With respect, I must disagree with the AG’s reliance on copyright law and the Privy Council’s terms and conditions to squelch dissent and circulation of the edited video, even if such dissent is politically motivated.
First, the terms and conditions on the Privy Council’s site are so-called ‘browse-wrap’ terms. One does not have to affirmatively click ‘I accept’ before acceding to them. The enforceability of such terms is not clear in the foreign jurisprudence.
Second, even if such terms were enforceable, a thorny conflict of laws situation arises. Trinidad and Tobago’s Copyright Act expressly states that “no protection shall extend… to political speeches and speeches delivered in the course of legal proceedings.” (ibid., sub-section 7 (1) (c)). It is therefore arguable that the exchanges between counsel and their Lordships are not protected by copyright.
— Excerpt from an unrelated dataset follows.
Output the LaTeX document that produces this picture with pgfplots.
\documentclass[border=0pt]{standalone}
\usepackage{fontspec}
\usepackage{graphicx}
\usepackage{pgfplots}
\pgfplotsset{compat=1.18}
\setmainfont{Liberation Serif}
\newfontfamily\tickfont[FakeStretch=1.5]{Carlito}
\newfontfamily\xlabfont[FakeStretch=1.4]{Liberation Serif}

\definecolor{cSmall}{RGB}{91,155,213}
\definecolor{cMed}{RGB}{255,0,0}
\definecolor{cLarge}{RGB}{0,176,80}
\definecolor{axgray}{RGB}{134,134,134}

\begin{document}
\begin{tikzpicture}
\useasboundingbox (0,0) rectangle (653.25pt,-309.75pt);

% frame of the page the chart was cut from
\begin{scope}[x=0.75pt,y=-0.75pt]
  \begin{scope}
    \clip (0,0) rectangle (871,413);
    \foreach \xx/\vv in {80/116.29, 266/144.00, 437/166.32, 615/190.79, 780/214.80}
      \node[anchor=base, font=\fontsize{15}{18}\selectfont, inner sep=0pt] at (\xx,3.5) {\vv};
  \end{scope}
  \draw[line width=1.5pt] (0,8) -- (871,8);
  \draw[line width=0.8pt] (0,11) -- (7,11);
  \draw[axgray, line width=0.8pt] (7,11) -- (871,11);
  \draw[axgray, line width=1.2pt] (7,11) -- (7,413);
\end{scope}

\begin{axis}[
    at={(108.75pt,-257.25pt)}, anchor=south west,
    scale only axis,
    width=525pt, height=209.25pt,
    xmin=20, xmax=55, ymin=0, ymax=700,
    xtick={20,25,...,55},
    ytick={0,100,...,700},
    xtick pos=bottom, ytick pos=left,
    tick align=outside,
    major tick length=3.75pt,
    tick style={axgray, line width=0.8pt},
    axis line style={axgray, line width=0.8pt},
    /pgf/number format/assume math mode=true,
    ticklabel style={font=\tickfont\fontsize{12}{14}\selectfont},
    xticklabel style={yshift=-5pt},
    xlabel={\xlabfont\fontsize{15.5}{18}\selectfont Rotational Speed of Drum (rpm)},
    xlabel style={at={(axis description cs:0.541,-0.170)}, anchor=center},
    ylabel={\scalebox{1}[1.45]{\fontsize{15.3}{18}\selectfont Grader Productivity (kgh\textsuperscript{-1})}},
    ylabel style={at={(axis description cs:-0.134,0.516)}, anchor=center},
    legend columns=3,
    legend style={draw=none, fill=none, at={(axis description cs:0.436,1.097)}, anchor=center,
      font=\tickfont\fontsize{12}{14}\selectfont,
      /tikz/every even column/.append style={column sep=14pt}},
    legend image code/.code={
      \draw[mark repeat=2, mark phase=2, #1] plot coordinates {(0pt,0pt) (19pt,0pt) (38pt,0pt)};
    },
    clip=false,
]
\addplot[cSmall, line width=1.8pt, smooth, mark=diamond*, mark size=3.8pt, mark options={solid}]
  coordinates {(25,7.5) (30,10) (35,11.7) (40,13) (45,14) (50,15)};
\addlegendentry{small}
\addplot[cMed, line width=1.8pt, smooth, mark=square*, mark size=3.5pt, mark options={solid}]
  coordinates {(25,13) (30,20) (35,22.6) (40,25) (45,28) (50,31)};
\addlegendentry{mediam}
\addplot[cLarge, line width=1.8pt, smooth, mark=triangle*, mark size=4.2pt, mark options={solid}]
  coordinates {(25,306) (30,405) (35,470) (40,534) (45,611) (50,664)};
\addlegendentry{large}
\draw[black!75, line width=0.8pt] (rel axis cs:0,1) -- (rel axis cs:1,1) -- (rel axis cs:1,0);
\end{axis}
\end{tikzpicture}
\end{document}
Furthermore, Article 2 (8) of the Berne Convention for the Protection of Literary and Artistic Works—which Trinidad and Tobago has long acceded to—also provides that the “protection of this Convention shall not apply to news of the day or to miscellaneous facts having the character of mere items of press information.”
The proceedings arguably qualify as ‘news of the day’, particularly as they relate to ongoing allegations of political interference and/or access to information.
Third, even if it could be said that the proceedings are subject to copyright. It could be argued that the edited version of the proceedings is justified under the news reporting provisions of the Copyright Act.
Sub-section 13 (b) provides that “the following acts shall be permitted in respect of a work without the authorisation of the owner of copyright… for the purpose of reporting current events, the reproduction and the broadcasting or other communication to the public of short excerpts of a work seen or heard in the course of such events, to the extent justified by the informatory purpose.”
Put simply, the proceedings were edited to specifically show possible suggestions of political interference and therefore tailored to that ‘informatory purpose’.
In the end, modern copyright law was designed to promote the ‘encouragement of learning’ (see, the Statute of Anne 1710) and to balance the interests between authors and users. It was never designed as a tool of censorship, especially on matters of serious public importance and current debate.